Dependency constraint — ensuring prerequisites land before the initiatives that depend on them. If the contact driver analysis that will inform the KB overhaul is planned for Q1, the KB overhaul itself should be no earlier than Q2. If the WFM platform implementation requires IT procurement and setup, the operational rollout should be planned for at least one quarter after the procurement decision.

Organisational constraint — aligning the CS roadmap with other organisational rhythms. A major product launch planned for Q3 will generate a volume spike and new contact types that CS needs to prepare for. A planned headcount freeze in Q2 constrains the hiring that some initiatives may depend on. A fiscal year-end in Q4 creates competing demands on leadership attention. The CS roadmap should be built with awareness of these organisational rhythms rather than in isolation from them.

Step 4: Communicate

A roadmap that exists only in a planning spreadsheet has not yet delivered its value. Communication is what activates the roadmap as a management tool.

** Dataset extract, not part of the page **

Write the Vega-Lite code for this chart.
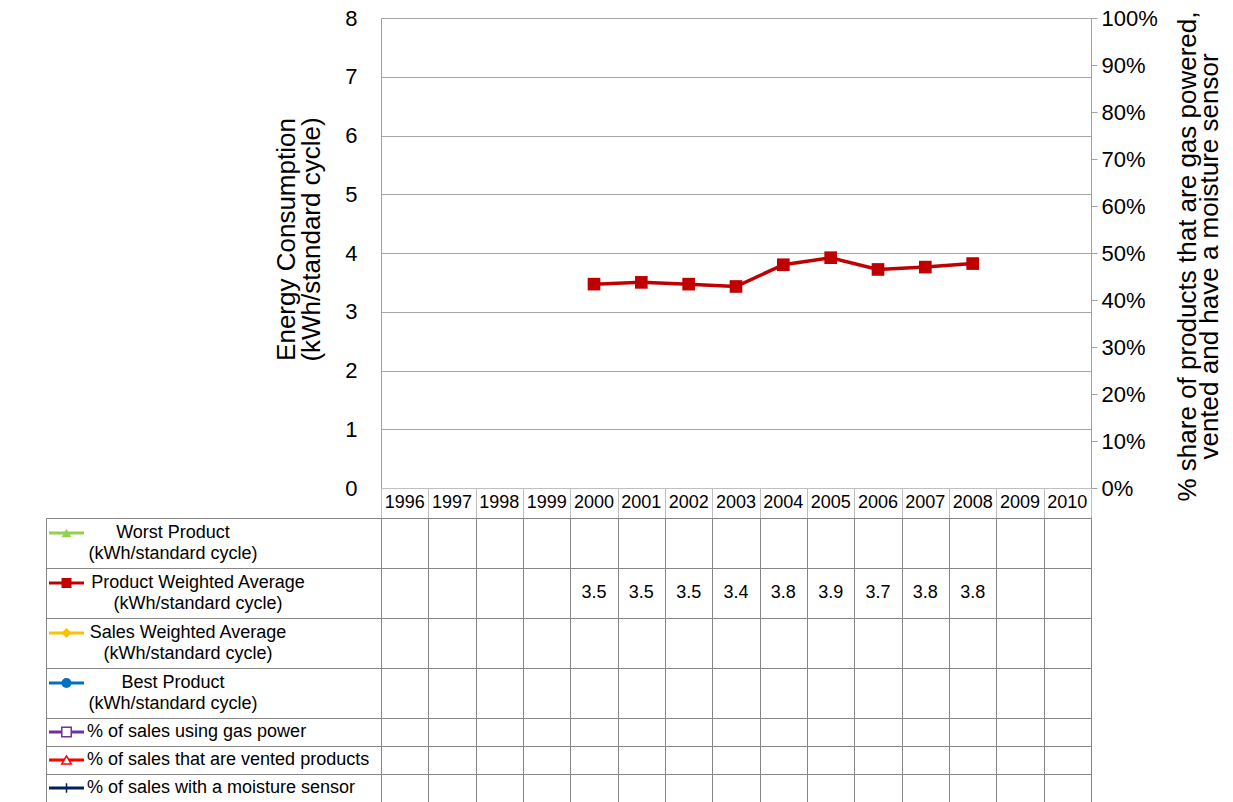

The roadmap should be communicated in formats appropriate to each audience:

For the CS team: a visual representation of the year's initiatives by quarter — typically a horizontal timeline with initiative names and brief descriptions, presented in the monthly team session and referenced in weekly meetings as context for current work. The goal is not to overwhelm agents with detail but to give them the direction that makes their day-to-day work feel connected to something larger.

For CS leadership: a more detailed version that includes initiative owners, dependencies, success metrics, and the OKRs each initiative supports. This is the working document that the leadership team reviews in monthly planning sessions.

For the broader organisation: a summary version shared with key cross-functional stakeholders — product, engineering, finance, customer success — that communicates what CS is working on, what it needs from other functions, and what the expected outcomes are. This version is the basis for cross-functional alignment conversations and the mechanism through which CS makes its strategic direction visible at the organisational level.

Roadmap discipline: what to do when everything is a priority

The most common failure mode in roadmap planning is not poor initiative selection or sequencing — it is the inability to hold the plan stable when new requests arrive. Every organisation generates a constant stream of new initiatives, priorities, and urgent requests. Without roadmap discipline the plan becomes whatever was most recently asked for, and the deliberate sequencing and prioritisation that makes a roadmap valuable is lost.

Roadmap discipline requires a defined process for handling new requests — not a rigid refusal to change course, but a structured evaluation of whether a new request is important enough to displace something currently on the roadmap, and if so, what it displaces.

The questions that structure that evaluation: does this new initiative advance the function's OKRs more than the initiative it would replace? What is the cost of displacing the existing initiative — does it break a dependency, disappoint a cross-functional commitment, delay something with an urgency driver? Is this new request genuinely urgent or does it feel urgent because it was recently raised?

A roadmap that never changes is probably not responding to reality. A roadmap that changes every time someone raises a new priority is not a roadmap — it is a reactive task list with a Gantt chart on top. The discipline is in the middle: a stable plan that is deliberately updated when genuinely important new information arrives, not reactively updated whenever the urgency of the moment overrides the deliberateness of the plan.